Primary Language v. Lengua Materna

Discussion in 'Spanish-English Vocabulary / Vocabulario Español-Inglés' started by Itzpapalotl, Sep 3, 2008.

  1. Itzpapalotl New Member

    I've seen in several forums that primary language was translated to lengua materna. I'm currently translating an application for parents seeking entrance for their children into gifted programs. There is a portion of the application that is for gifted programs designed specifically for English Language Learners whose primary language is Spanish. I want to avoid parents applying for these programs when their children ARE NOT primarily Spanish speaking. I have parents applying for the program when they feel their children know "a little" Spanish.

    If the phrase is:
    Student's primary language must be Spanish.

    and the translation is:
    Español tiene que ser la lengua materna del estudiante.

    My questions are: Is it possible that someone will read lengua materna and will interpret this as the first language the child learned and not necessarily the child's primary language currently? Would saying idioma primario or something else send a clearer message as to what we are looking for (that the child's dominant language should be Spanish)?

  2. coquis14

    coquis14 Senior Member

    Entre Macrilandia/Chamamélandia
    Español ,Argentina
    "Lengua materna" sounds good to me and I don't see any problem of intrepretation.If you aren't convinced yet , I can suggest you a few different frases:"Español debe ser la lengua nativa del estudiante" , "El estudiante debe hablar español como primera lengua"
  3. patr1c1a Member

    "Lengua materna" would be the language someone learnt from birth, so I think that's the meaning you're looking for. To me, "idioma primario" or "lengua primaria" aren't that clearly interpreted, as they might lead to confusion.
  4. loladamore

    loladamore Senior Member

    Zacatecas, México
    English UK
    You can say lengua primaria if you're talking about bilingualism or plurilingualism, contexts where lengua materna might be misleading or even meaningless.
  5. Mario Poe New Member


    Me parece que "Lengua Materna" es la mejor opción si quieres dejar en claro que el idioma nativo del estudiante debe ser español. Este concepto se asemeja al de "native speaker", y es mucho más clarificador que "first language", haciendo un paralelo con los conceptos anglo.
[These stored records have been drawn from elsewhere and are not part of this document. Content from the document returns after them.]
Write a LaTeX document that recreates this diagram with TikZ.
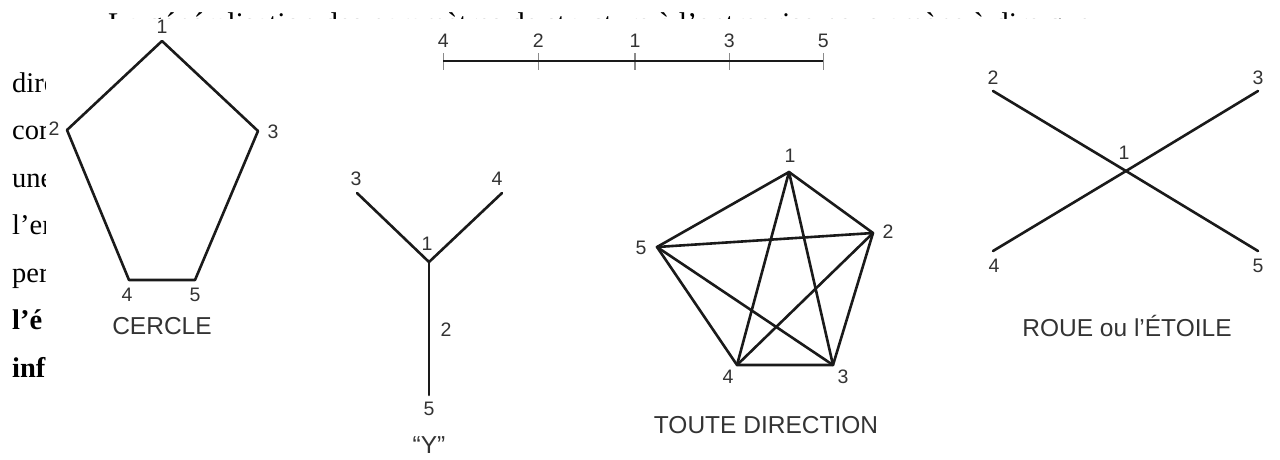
\documentclass[tikz,border=0pt]{standalone}
\usepackage{fontspec}
\setmainfont{Liberation Serif}
\newfontfamily\lsans{Liberation Sans}
\usetikzlibrary{calc}
\definecolor{linecol}{HTML}{1A1A1A}
\definecolor{labcol}{HTML}{333333}
\definecolor{tickcol}{HTML}{8A8A8A}
\tikzset{
  edge/.style={draw=linecol, line width=2.6pt, line cap=round, line join=round},
  tickline/.style={draw=tickcol, line width=1.1pt},
  lbl/.style={font=\lsans\fontsize{19.5}{21}\selectfont, text=labcol, inner sep=0pt},
  captxt/.style={font=\lsans\fontsize{24.5}{26}\selectfont, text=labcol, inner sep=0pt},
  para/.style={anchor=base west, inner sep=0pt, font=\fontsize{28.5}{30}\selectfont},
  parab/.style={para, font=\fontsize{28.5}{30}\selectfont\bfseries}
}
\begin{document}
\begin{tikzpicture}[x=1pt,y=-1pt]
\useasboundingbox (0,0) rectangle (1280,459);
\fill[white] (0,0) rectangle (1280,459);
% background text, mostly hidden by the figure
\begin{scope}
\clip (0,0) rectangle (1280,18);
\node[anchor=base west, inner sep=0pt, font=\fontsize{30}{32}\selectfont] (t0) at (108,33.5) {La généralisation des paramètres de structure à l’entreprise nous amène à dire que};
\end{scope}
\begin{scope}
\clip (0,18) rectangle (45,459);
\node[para] (t1) at (12,92) {dire};
\node[para] (t2) at (12,139.5) {cor};
\node[para] (t3) at (12,187) {une};
\node[para] (t4) at (12,234.5) {l’en};
\node[para] (t5) at (12,282) {per};
\node[parab] (t6) at (12,329.5) {l’é};
\node[parab] (t7) at (12,377) {inf};
\end{scope}

% CERCLE
\coordinate (c1) at (162,41);
\coordinate (c2) at (67,130);
\coordinate (c3) at (258,131);
\coordinate (c4) at (129,280);
\coordinate (c5) at (195,280);
\draw[edge] (c1) -- (c3) -- (c5) -- (c4) -- (c2) -- cycle;
\node[lbl] (lc1) at (162,27) {1};
\node[lbl] (lc2) at (54,129) {2};
\node[lbl] (lc3) at (273,132) {3};
\node[lbl] (lc4) at (127,295) {4};
\node[lbl] (lc5) at (195,295) {5};
\node[captxt] (capc) at (162,326) {CERCLE};

% CHAINE
\coordinate (b4) at (443.3,61);
\coordinate (b2) at (538.3,61);
\coordinate (b1) at (635,61);
\coordinate (b3) at (729.3,61);
\coordinate (b5) at (823.3,61);
\foreach \p in {b4,b2,b1,b3,b5}{
  \draw[tickline] ($(\p)+(0,-8)$) -- ($(\p)+(0,9)$);
}
\draw[edge, line width=2.3pt, line cap=butt] (b4) -- (b5);
\node[lbl] (lb4) at (443.3,41) {4};
\node[lbl] (lb2) at (538.3,41) {2};
\node[lbl] (lb1) at (635,41) {1};
\node[lbl] (lb3) at (729.3,41) {3};
\node[lbl] (lb5) at (823.3,41) {5};

% Y
\coordinate (y1) at (429,262);
\coordinate (y3) at (357,193);
\coordinate (y4) at (502,193);
\coordinate (y5) at (429,395);
\draw[edge] (y3) -- (y1) -- (y4);
\draw[edge] (y1) -- (y5);
\node[lbl] (ly3) at (356,179) {3};
\node[lbl] (ly4) at (497,179) {4};
\node[lbl] (ly1) at (427,244) {1};
\node[lbl] (ly2) at (446,330) {2};
\node[lbl] (ly5) at (429,409) {5};
\node[captxt] (capy) at (429,445) {“Y”};

% TOUTE DIRECTION
\coordinate (d1) at (789,172);
\coordinate (d2) at (873,233);
\coordinate (d3) at (833,365);
\coordinate (d4) at (737,365);
\coordinate (d5) at (657,247);
\draw[edge] (d1) -- (d2) -- (d3) -- (d4) -- (d5) -- cycle;
\draw[edge] (d1) -- (d3);
\draw[edge] (d1) -- (d4);
\draw[edge] (d2) -- (d4);
\draw[edge] (d2) -- (d5);
\draw[edge] (d3) -- (d5);
\node[lbl] (ld1) at (790,156) {1};
\node[lbl] (ld2) at (888,232) {2};
\node[lbl] (ld3) at (843,377) {3};
\node[lbl] (ld4) at (728,377) {4};
\node[lbl] (ld5) at (641,248) {5};
\node[captxt] (capd) at (766,425) {TOUTE DIRECTION};

% ROUE
\coordinate (r1) at (1126,171);
\coordinate (r2) at (993,91);
\coordinate (r3) at (1258,91);
\coordinate (r4) at (993,251);
\coordinate (r5) at (1258,251);
\draw[edge] (r2) -- (r1) -- (r5);
\draw[edge] (r4) -- (r1) -- (r3);
\node[lbl] (lr2) at (993,78) {2};
\node[lbl] (lr3) at (1258,78) {3};
\node[lbl] (lr1) at (1124,153) {1};
\node[lbl] (lr4) at (994,266) {4};
\node[lbl] (lr5) at (1258,266) {5};
\node[captxt] (capr) at (1127,326) {ROUE ou l’ÉTOILE};
\end{tikzpicture}
\end{document}
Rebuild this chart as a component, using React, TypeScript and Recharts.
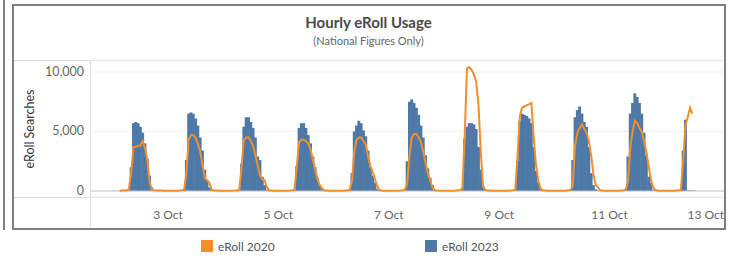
import { ComposedChart, Bar, Line, XAxis, YAxis, CartesianGrid, ReferenceLine } from 'recharts';

// one row per day, 24 hourly values (00:00 .. 23:00)
const dayLabels = ['2 Oct', '3 Oct', '4 Oct', '5 Oct', '6 Oct', '7 Oct', '8 Oct', '9 Oct', '10 Oct', '11 Oct', '12 Oct'];

const eRoll2023ByDay: number[][] = [
  [20, 15, 15, 15, 20, 30, 50, 120, 2000, 5700, 5800, 5700, 5400, 4900, 4000, 2700, 1300, 300, 80, 50, 40, 30, 30, 20],
  [15, 15, 15, 15, 20, 30, 50, 120, 2600, 6500, 6600, 6500, 6100, 5500, 4500, 3400, 1800, 900, 300, 100, 50, 40, 30, 20],
  [15, 15, 15, 15, 20, 30, 50, 120, 2300, 5400, 6200, 6200, 5800, 5300, 4500, 2900, 2600, 1200, 500, 100, 50, 40, 30, 20],
  [15, 15, 15, 15, 20, 30, 50, 120, 2100, 5300, 5700, 5700, 5300, 4700, 4000, 2900, 2000, 1100, 500, 150, 60, 40, 30, 20],
  [15, 15, 15, 15, 20, 30, 50, 120, 1500, 5000, 5500, 5900, 5700, 5100, 4600, 3400, 2000, 1300, 700, 150, 60, 40, 30, 20],
  [15, 15, 15, 15, 20, 30, 50, 120, 2500, 7500, 7700, 7400, 7000, 6400, 5500, 4500, 3000, 1900, 1100, 500, 100, 50, 30, 20],
  [15, 15, 15, 15, 20, 30, 50, 100, 300, 4400, 5400, 5700, 5700, 5600, 5200, 3700, 1800, 400, 80, 50, 40, 30, 30, 20],
  [15, 15, 15, 15, 20, 30, 50, 120, 2500, 5900, 6500, 6400, 6300, 6100, 5700, 3700, 1700, 700, 200, 60, 40, 30, 30, 20],
  [15, 15, 15, 15, 20, 30, 50, 120, 2600, 6200, 6800, 7100, 6500, 5800, 5400, 3700, 1500, 500, 150, 50, 40, 30, 30, 20],
  [15, 15, 15, 15, 20, 30, 50, 150, 2900, 6500, 7400, 8200, 7900, 7400, 6500, 4900, 3000, 1200, 700, 100, 50, 40, 30, 20],
  [15, 15, 15, 15, 20, 30, 50, 150, 3400, 6000, 60, 40, 40, 30],
];

const eRoll2020ByDay: (number | null)[][] = [
  [null, null, null, 30, 40, 50, 60, 150, 1500, 3700, 3700, 3800, 3800, 4200, 3600, 2600, 800, 100, 60, 50, 40, 40, 30, 30],
  [30, 30, 30, 30, 30, 40, 60, 100, 1500, 4300, 4700, 4700, 4500, 4000, 3300, 2200, 1100, 900, 700, 100, 50, 40, 30, 30],
  [30, 30, 30, 30, 30, 40, 60, 100, 2000, 4300, 4500, 4500, 4200, 3800, 3000, 2200, 1300, 1000, 900, 300, 50, 40, 30, 30],
  [30, 30, 30, 30, 30, 40, 60, 100, 2000, 4100, 4300, 4300, 4200, 4000, 3500, 2600, 1800, 1000, 500, 200, 50, 40, 30, 30],
  [30, 30, 30, 30, 30, 40, 60, 100, 800, 3300, 4300, 4500, 4500, 4200, 3900, 2900, 2100, 1600, 1000, 400, 80, 40, 30, 30],
  [30, 30, 30, 30, 30, 40, 60, 100, 600, 3000, 4500, 4800, 4800, 4500, 4100, 3300, 2400, 1500, 900, 300, 60, 40, 30, 30],
  [30, 30, 30, 30, 30, 40, 60, 80, 200, 4500, 10300, 10400, 10200, 9800, 9200, 7300, 3300, 400, 80, 50, 40, 30, 30, 30],
  [30, 30, 30, 30, 30, 40, 60, 100, 3000, 6300, 7000, 7100, 7200, 7300, 7400, 4600, 2200, 900, 200, 50, 40, 30, 30, 30],
  [30, 30, 30, 30, 30, 40, 60, 80, 400, 3800, 4900, 5300, 5600, 5200, 4900, 4200, 3000, 1400, 500, 300, 60, 40, 30, 30],
  [30, 30, 30, 30, 30, 40, 60, 100, 800, 3600, 5000, 5900, 5700, 5300, 5000, 4200, 3300, 2100, 900, 300, 80, 40, 30, 30],
  [30, 30, 30, 30, 30, 40, 60, 100, 2500, 5500, 6200, 7000, 6500],
];

const xTickHours = [24, 72, 120, 168, 216, 264];
const xTickLabels = ['3 Oct', '5 Oct', '7 Oct', '9 Oct', '11 Oct', '13 Oct'];
const yTicks = [0, 5000, 10000];

const ORANGE = '#f28e2b';
const BLUE = '#4e79a7';
const FONT = 'Lato, "Open Sans", sans-serif';

const rows: { hour: number; day: string; eRoll2023: number | null; eRoll2020: number | null }[] = [];
dayLabels.forEach((day, d) => {
  const len = Math.max(eRoll2023ByDay[d].length, eRoll2020ByDay[d].length);
  for (let h = 0; h < len; h++) {
    rows.push({
      hour: d * 24 + h,
      day,
      eRoll2023: eRoll2023ByDay[d][h] ?? null,
      eRoll2020: eRoll2020ByDay[d][h] ?? null,
    });
  }
});

const XTick = (props: any) => {
  const { x, payload } = props;
  const i = xTickHours.indexOf(payload.value);
  const last = i === xTickHours.length - 1;
  return (
    <text x={last ? 724 : x} y={219} textAnchor={last ? 'end' : 'middle'} fill="#666" fontSize={12} fontFamily={FONT}>
      {xTickLabels[i]}
    </text>
  );
};

const YTick = (props: any) => {
  const { y, payload } = props;
  return (
    <text x={84} y={y} dy={4} textAnchor="end" fill="#666" fontSize={12.5} fontFamily={FONT}>
      {payload.value.toLocaleString('en-US')}
    </text>
  );
};

// hourly bars drawn slightly wider so neighbours join without seams
const HourBar = (props: any) => {
  const { x, y, width, height } = props;
  if (!height || height <= 0) return null;
  const cx = x + width / 2;
  return <rect x={cx - 1.45} y={y} width={2.9} height={height} fill={BLUE} />;
};

export default function App() {
  return (
    <div style={{ position: 'absolute', left: 0, top: 0, width: 729, height: 259, background: '#fff', fontFamily: FONT }}>
      <svg width={729} height={259} style={{ position: 'absolute', left: 0, top: 0 }}>
        <line x1={13} y1={60.5} x2={724} y2={60.5} stroke="#dcdcdc" />
        <line x1={13} y1={197.5} x2={724} y2={197.5} stroke="#dcdcdc" />
        <line x1={90.5} y1={60} x2={90.5} y2={229} stroke="#dcdcdc" />
        <text x={368.5} y={28} textAnchor="middle" fontSize={15} fontWeight={700} fill="#4a4a4a">
          Hourly eRoll Usage
        </text>
        <text x={368.5} y={45} textAnchor="middle" fontSize={11} fill="#666">
          (National Figures Only)
        </text>
        <text transform="translate(34,129) rotate(-90)" textAnchor="middle" fontSize={12.5} fill="#333">
          eRoll Searches
        </text>
        <rect x={201} y={240} width={12} height={12} fill={ORANGE} />
        <text x={218} y={250.5} fontSize={12} fill="#555">eRoll 2020</text>
        <rect x={425} y={240} width={12} height={12} fill={BLUE} />
        <text x={442} y={250.5} fontSize={12} fill="#555">eRoll 2023</text>
      </svg>
      <div style={{ position: 'absolute', left: 0, top: 0 }}>
        <ComposedChart width={729} height={259} data={rows} margin={{ top: 60, right: 4, bottom: 0, left: 0 }}>
          <CartesianGrid vertical={false} stroke="#f1f1f1" />
          <XAxis
            dataKey="hour"
            type="number"
            domain={[-9.9, 266.2]}
            allowDataOverflow
            ticks={xTickHours}
            interval={0}
            tick={<XTick />}
            height={62}
            axisLine={false}
            tickLine={false}
          />
          <YAxis
            type="number"
            domain={[-504, 11008]}
            allowDataOverflow
            ticks={yTicks}
            interval={0}
            tick={<YTick />}
            width={90}
            axisLine={false}
            tickLine={false}
          />
          <ReferenceLine y={0} stroke="#c8c8c8" />
          <Bar dataKey="eRoll2023" fill={BLUE} barSize={2.29} shape={<HourBar />} isAnimationActive={false} />
          <Line
            dataKey="eRoll2020"
            type="linear"
            stroke={ORANGE}
            strokeWidth={2}
            dot={false}
            isAnimationActive={false}
          />
        </ComposedChart>
      </div>
      <svg width={729} height={259} style={{ position: 'absolute', left: 0, top: 0, pointerEvents: 'none' }}>
        <line x1={4} y1={0} x2={4} y2={230} stroke="#808080" strokeWidth={2} />
        <rect x={13} y={5} width={712} height={224} fill="none" stroke="#808080" strokeWidth={2} />
      </svg>
    </div>
  );
}
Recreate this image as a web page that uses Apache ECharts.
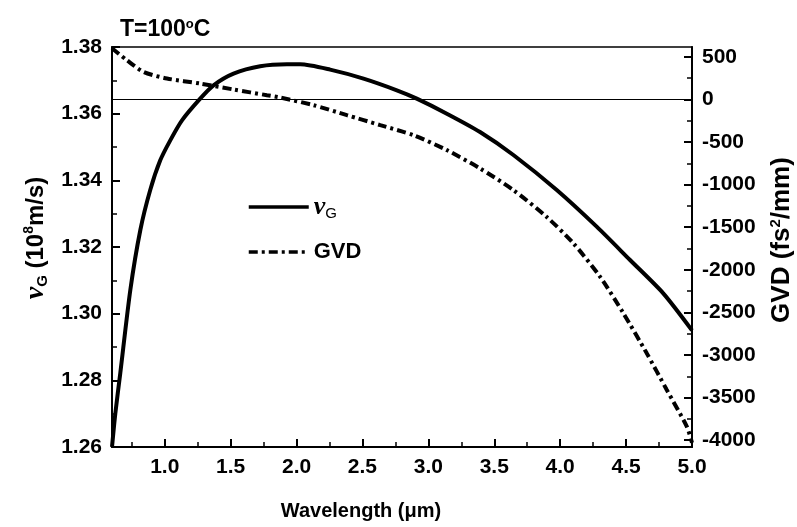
<!DOCTYPE html>
<html>
<head>
<meta charset="utf-8">
<script src="https://cdn.jsdelivr.net/npm/echarts@6/dist/echarts.min.js"></script>
<style>
  html, body { margin: 0; padding: 0; background: #fff; }
  #chart { width: 797px; height: 527px; }
</style>
</head>
<body>
<div id="chart"></div>
<script>
// ---- data ----
const vgWavelength = [0.60, 0.625, 0.663, 0.739, 0.815, 0.890, 0.966, 1.042, 1.131, 1.269, 1.370, 1.522, 1.724, 1.927, 2.028, 2.255, 2.508, 2.761, 2.912, 3.140, 3.392, 3.645, 3.974, 4.277, 4.530, 4.782, 5.000];
const vgValues     = [1.2600, 1.2700, 1.2822, 1.3071, 1.3251, 1.3371, 1.3460, 1.3520, 1.3580, 1.3645, 1.3685, 1.3720, 1.3742, 1.3748, 1.3748, 1.3732, 1.3705, 1.3670, 1.3645, 1.3600, 1.3545, 1.3476, 1.3371, 1.3261, 1.3161, 1.3061, 1.2950];

const gvdWavelength = [0.60, 0.714, 0.84, 1.017, 1.27, 1.522, 1.775, 1.876, 2.129, 2.382, 2.635, 2.888, 3.14, 3.392, 3.645, 3.898, 4.10, 4.302, 4.479, 4.656, 4.808, 4.96, 5.0];
const gvdValues     = [600, 459, 322, 245, 186, 116, 49, 22, -68, -185, -302, -420, -595, -810, -1064, -1380, -1689, -2080, -2509, -2978, -3408, -3838, -4030];

const xMajorTicks = [1.0, 1.5, 2.0, 2.5, 3.0, 3.5, 4.0, 4.5, 5.0];
const xMinorTicks = [0.75, 1.25, 1.75, 2.25, 2.75, 3.25, 3.75, 4.25, 4.75];
const gvdMajorTicks = [-4000, -3500, -3000, -2500, -2000, -1500, -1000, -500, 0, 500];
const gvdMinorTicks = [-3750, -3250, -2750, -2250, -1750, -1250, -750, -250, 250];

// ---- chart ----
const FONT = 'Liberation Sans';
const black = '#000';
const labelStyle = { color: black, fontFamily: FONT, fontWeight: 'bold', fontSize: 21 };

const chart = echarts.init(document.getElementById('chart'), null, { renderer: 'canvas' });

const gridBox = { left: 112, right: 105, top: 47, bottom: 80, outerBoundsMode: 'none', containLabel: false };

const option = {
  backgroundColor: '#fff',
  animation: false,
  title: {
    text: '{t|T=100}{s|o}{t|C}',
    left: 115, top: 13,
    textStyle: {
      rich: {
        t: { fontFamily: FONT, fontWeight: 'bold', fontSize: 23, color: black },
        s: { fontFamily: FONT, fontWeight: 'bold', fontSize: 13, color: black, verticalAlign: 'top', padding: [0, 0, 11, 0] }
      }
    }
  },
  grid: [
    Object.assign({ show: true, borderColor: black, borderWidth: 1.5, backgroundColor: 'transparent' }, gridBox),
    Object.assign({ show: false }, gridBox)
  ],
  legend: {
    left: 242, top: 189, orient: 'vertical',
    itemWidth: 60, itemHeight: 14, itemGap: 20,
    data: ['vG', 'GVD'],
    itemStyle: { opacity: 0 },
    lineStyle: { width: 3.5 },
    formatter: function (n) { return n === 'vG' ? '{v|v}{g|G}' : '{b|GVD}'; },
    textStyle: {
      rich: {
        v: { fontFamily: 'Liberation Serif', fontStyle: 'italic', fontWeight: 'bold', fontSize: 26, color: black },
        g: { fontFamily: FONT, fontSize: 15, color: black, padding: [13, 0, 0, 0] },
        b: { fontFamily: FONT, fontWeight: 'bold', fontSize: 22, color: black }
      }
    }
  },
  xAxis: [
    {
      gridIndex: 0, type: 'value', min: 0.6, max: 5.0, position: 'bottom',
      name: 'Wavelength (\u03bcm)', nameLocation: 'middle', nameGap: 54,
      nameTextStyle: Object.assign({}, labelStyle, { fontSize: 20, padding: [0, 82, 0, 0] }),
      axisLine: { show: true, onZero: false, lineStyle: { color: black, width: 2 } },
      axisTick: { show: true, inside: true, length: 8, customValues: xMajorTicks, lineStyle: { color: black, width: 2 } },
      axisLabel: Object.assign({ customValues: xMajorTicks, margin: 10, formatter: v => v.toFixed(1) }, labelStyle),
      splitLine: { show: false }
    },
    {
      gridIndex: 1, type: 'value', min: 0.6, max: 5.0, position: 'bottom',
      axisLine: { show: false, onZero: false },
      axisTick: { show: true, inside: true, length: 5, customValues: xMinorTicks, lineStyle: { color: black, width: 1.5 } },
      axisLabel: { show: false },
      splitLine: { show: false }
    }
  ],
  yAxis: [
    {
      gridIndex: 0, type: 'value', min: 1.26, max: 1.38, interval: 0.02, position: 'left',
      name: '{v|v}{g|G}{t| (10}{s|8}{t|m/s)}', nameLocation: 'middle', nameGap: 62,
      nameTextStyle: {
        padding: [0, 0, 0, 18],
        rich: {
          v: { fontFamily: 'Liberation Serif', fontStyle: 'italic', fontWeight: 'bold', fontSize: 28, color: black },
          g: { fontFamily: FONT, fontWeight: 'bold', fontSize: 15, color: black, padding: [13, 0, 0, 0] },
          t: { fontFamily: FONT, fontWeight: 'bold', fontSize: 24, color: black },
          s: { fontFamily: FONT, fontWeight: 'bold', fontSize: 14, color: black, verticalAlign: 'top', padding: [0, 0, 11, 0] }
        }
      },
      axisLine: { show: true, onZero: false, lineStyle: { color: black, width: 2 } },
      axisTick: { show: true, inside: true, length: 8, lineStyle: { color: black, width: 2 } },
      minorTick: { show: true, splitNumber: 2, length: 5, lineStyle: { color: black, width: 1.5 } },
      axisLabel: Object.assign({ margin: 10, formatter: v => v.toFixed(2) }, labelStyle),
      splitLine: { show: false }, minorSplitLine: { show: false }
    },
    {
      gridIndex: 0, type: 'value', min: -4080, max: 615, position: 'right',
      name: 'GVD (fs{s|2}/mm)', nameLocation: 'middle', nameGap: 76,
      nameTextStyle: Object.assign({}, labelStyle, {
        fontSize: 26,
        padding: [0, 0, 0, 14],
        rich: {
          s: { fontFamily: FONT, fontWeight: 'bold', fontSize: 15, color: black, verticalAlign: 'top', padding: [0, 0, 12, 0] }
        }
      }),
      axisLine: { show: true, onZero: false, lineStyle: { color: black, width: 2 } },
      axisTick: { show: true, inside: true, length: 8, customValues: gvdMajorTicks, lineStyle: { color: black, width: 2 } },
      axisLabel: Object.assign({ customValues: gvdMajorTicks, margin: 10, formatter: v => String(v) }, labelStyle),
      splitLine: { show: false }
    },
    {
      gridIndex: 1, type: 'value', min: -4080, max: 615, position: 'right',
      axisLine: { show: false, onZero: false },
      axisTick: { show: true, inside: true, length: 5, customValues: gvdMinorTicks, lineStyle: { color: black, width: 1.5 } },
      axisLabel: { show: false },
      splitLine: { show: false }
    }
  ],
  series: [
    {
      name: 'vG', type: 'line', xAxisIndex: 0, yAxisIndex: 0,
      data: vgWavelength.map((x, i) => [x, vgValues[i]]),
      showSymbol: false, symbol: 'none', smooth: 0.25,
      lineStyle: { color: black, width: 4 },
      itemStyle: { color: black }
    },
    {
      name: 'GVD', type: 'line', xAxisIndex: 0, yAxisIndex: 1,
      data: gvdWavelength.map((x, i) => [x, gvdValues[i]]),
      showSymbol: false, symbol: 'none', smooth: 0.25,
      lineStyle: { color: black, width: 4, type: [9, 4, 3, 4] },
      itemStyle: { color: black },
      markLine: {
        silent: true, symbol: 'none', label: { show: false },
        lineStyle: { color: black, width: 1.2, type: 'solid' },
        data: [{ yAxis: 0 }]
      }
    }
  ]
};
chart.setOption(option);
</script>
</body>
</html>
    Eso si, te acosnsejaría cambiar la frase por:

    La lengua materna del estudiante debe ser el español.


    El español debe ser la lengua materna del estudiante.
  6. loladamore

    loladamore Senior Member

    Zacatecas, México
    English UK
    If you want to be particularly careful, you could say lengua de uso predominante. Some Spanish speakers may, for cultural reasons, consider that their lengua materna is, say, Zapoteco or Nahuatl, but accept that Spanish is their lengua de uso predominante.
    But maybe I'm just picky.
  7. danielfranco

    danielfranco Senior Member

    Lola raises a valid point: the socioeconomic background here in Texas may lead to the belief that the "lengua materna" is the language spoken in the first infancy, which is not spoken at all in the present time. For example, there are children who are first-generation Americans and their parents spoke Spanish to them when they were little tykes. The actual situation ten years later could be that those children do not speak Spanish anymore, even in their home. It is a very common situation.

    So, I would recommend something like "idioma cotidiano", or "de uso predominante". Even "idioma principal" would serve.

    I ask this question on a daily basis, here, at work. And, it is important to consider the context: Itzpapalotl seems to be based in the USA.

  8. cirrus

    cirrus Senior Member

    Crug Hywel
    UK English
    Primary language sounds a little odd to my British ears. In education here in London we would be more likely to say home language or community language.